Kibbutzlar hakkında daha net bir resim oluşturmak için üç kız arkadaş gittiğimiz Kibbutz Bayramı’nı anlatmak istiyorum.
Lübnan sınırında bir tepede, dünyanın her yerinden 70 gönüllünün çalıştığı, havuzlu ve İsrail’e göre dondurucu diyebileceğim bir kibbutztaydık... Kibbutzu gezerken oldukça etkilendim. Yaşlı bakım evi, yuva, müze, süpermarket, çocuk parkı, barbekü alanı, havuzuna kadar kendilerine ufak bir dünya yaratılmış ve her şeyi ile kibbutz sakinleri ilgileniyor. Turun sonunda bize bir oda dolusu kıyafet sunuldu, çok şaşırdık ve ortaklığın bu kadarını da beklemiyorduk; ama bunu yaşamadan öğrenmek imkânsızdı.

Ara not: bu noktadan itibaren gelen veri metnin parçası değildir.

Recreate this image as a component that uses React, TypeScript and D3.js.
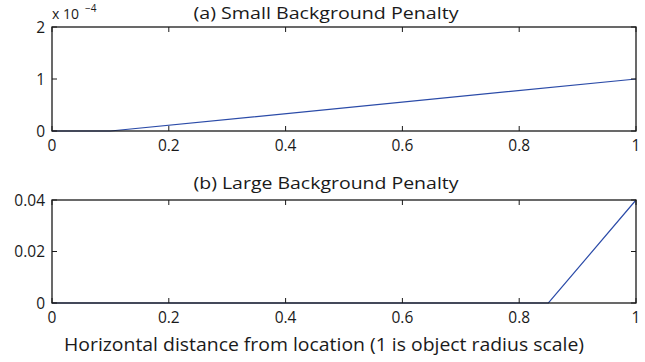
import React from "react";
import * as d3 from "d3";

const xTicks = [0, 0.2, 0.4, 0.6, 0.8, 1];
const xTickLabels = ["0", "0.2", "0.4", "0.6", "0.8", "1"];

const smallX = [0, 0.1, 1];
const smallY = [0, 0, 1]; // ×10^-4
const smallYTicks = [0, 1, 2];
const smallYTickLabels = ["0", "1", "2"];

const largeX = [0, 0.85, 1];
const largeY = [0, 0, 0.04];
const largeYTicks = [0, 0.02, 0.04];
const largeYTickLabels = ["0", "0.02", "0.04"];

const titleA = "(a) Small Background Penalty";
const titleB = "(b) Large Background Penalty";
const xLabel = "Horizontal distance from location (1 is object radius scale)";

const FONT = "'Open Sans', sans-serif";
const W = 645;
const H = 362;
const left = 52;
const right = 636;
const INK = "#1a1a1a";

type PanelProps = {
  top: number;
  bottom: number;
  xs: number[];
  ys: number[];
  yDomain: [number, number];
  yTicks: number[];
  yTickLabels: string[];
  title: string;
  titleY: number;
};

function Panel({ top, bottom, xs, ys, yDomain, yTicks, yTickLabels, title, titleY }: PanelProps) {
  const x = d3.scaleLinear().domain([0, 1]).range([left, right]);
  const y = d3.scaleLinear().domain(yDomain).range([bottom, top]);
  const line = d3
    .line<number>()
    .x((_, i) => x(xs[i]))
    .y((d) => y(d));
  const tl = 5;
  return (
    <g>
      <text
        x={326}
        y={titleY}
        textAnchor="middle"
        fontSize={17}
        fontFamily={FONT}
        fill={INK}
        textLength={265}
        lengthAdjust="spacingAndGlyphs"
      >
        {title}
      </text>
      <path d={line(ys) || ""} fill="none" stroke="#2b4ba8" strokeWidth={1.2} />
      <rect x={left} y={top} width={right - left} height={bottom - top} fill="none" stroke={INK} strokeWidth={1.3} />
      {xTicks.map((t, i) => (
        <g key={"x" + i}>
          <line x1={x(t)} x2={x(t)} y1={bottom} y2={bottom - tl} stroke={INK} />
          <line x1={x(t)} x2={x(t)} y1={top} y2={top + tl} stroke={INK} />
          <text x={x(t)} y={bottom + 20} textAnchor="middle" fontSize={15.5} fontFamily={FONT} fill={INK}>
            {xTickLabels[i]}
          </text>
        </g>
      ))}
      {yTicks.map((t, i) => (
        <g key={"y" + i}>
          <line x1={left} x2={left + tl} y1={y(t)} y2={y(t)} stroke={INK} />
          <line x1={right} x2={right - tl} y1={y(t)} y2={y(t)} stroke={INK} />
          <text x={left - 7} y={y(t) + 5.5} textAnchor="end" fontSize={15.5} fontFamily={FONT} fill={INK}>
            {yTickLabels[i]}
          </text>
        </g>
      ))}
    </g>
  );
}

export default function App() {
  return (
    <svg width={W} height={H} style={{ position: "absolute", left: 0, top: 0, background: "#fff" }}>
      <rect width={W} height={H} fill="#fff" />
      <Panel
        top={27}
        bottom={131}
        xs={smallX}
        ys={smallY}
        yDomain={[0, 2]}
        yTicks={smallYTicks}
        yTickLabels={smallYTickLabels}
        title={titleA}
        titleY={19}
      />
      <text x={52} y={19} fontSize={14} fontFamily={FONT} fill={INK}>
        x 10
      </text>
      <text x={85} y={12} fontSize={10} fontFamily={FONT} fill={INK}>
        −4
      </text>
      <Panel
        top={200}
        bottom={303}
        xs={largeX}
        ys={largeY}
        yDomain={[0, 0.04]}
        yTicks={largeYTicks}
        yTickLabels={largeYTickLabels}
        title={titleB}
        titleY={189}
      />
      <text
        x={324}
        y={351}
        textAnchor="middle"
        fontSize={17.5}
        fontFamily={FONT}
        fill={INK}
        textLength={520}
        lengthAdjust="spacingAndGlyphs"
      >
        {xLabel}
      </text>
    </svg>
  );
}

Kibbutzta ağırlıklı kazanç tarım olmasına rağmen tarla dışında da fabrika, gönüllü binaları, yaşlı bakımevi, kreş, çamaşır odası, tuvaletler, bahçe, yemekhane ve mutfak gibi çalışmak için birçok farklı iş seçeneği bulunmaktaydı...
İsrail’in her yerinde olduğu gibi kibbutzta da Şabat günü çalışılmıyordu. Aileler genelde kendi pişirdikleri veya yemekhanenin kapısından gelip aldıkları yemekleri evlerinde yiyorlardı; ama Şabat akşamı herkes en güzel ve bakımlı hâliyle, bütün kibbutzlularla birlikte Şabat sofrasında Şabat’ı kutlamakta... Haftada bir Şabat akşamı bar gecesi yapılıyordu. Ufak mütevazı bir bar; ama yeterliydi. Bar kibbutzniklerle gönüllülerin iş dışında bir araya geldiği ve kaynaştığı tek yerdi. O ufacık bar yorucu bir hafta sonunda çok şey ifade ediyordu.
Kibbutz eğlencenin yanında da insana birçok şey katıyor. Birçok farklı kültürle tanışıp dünyanın her tarafından arkadaş ediniyorsunuz. Ufkunuzu genişletip, sizinle aynı gelenek ve kültürden olmayan insanlarla ortak noktada buluşmayı, birlikte eğlenmeyi öğreniyorsunuz. Yardımlaşmanın tek taraflı da olabileceğini, her verdiğinizde almak gerekmediğini görüyorsunuz.
Siz de böyle bir hayat tecrübesi edinmek isterseniz sadece uygun olduğunuz bir anda gitmek isteyin ve ertelemeyin. Tek yapacağınız Tel Aviv’deki Kibbutz Office’le iletişime geçmek ve gitmek.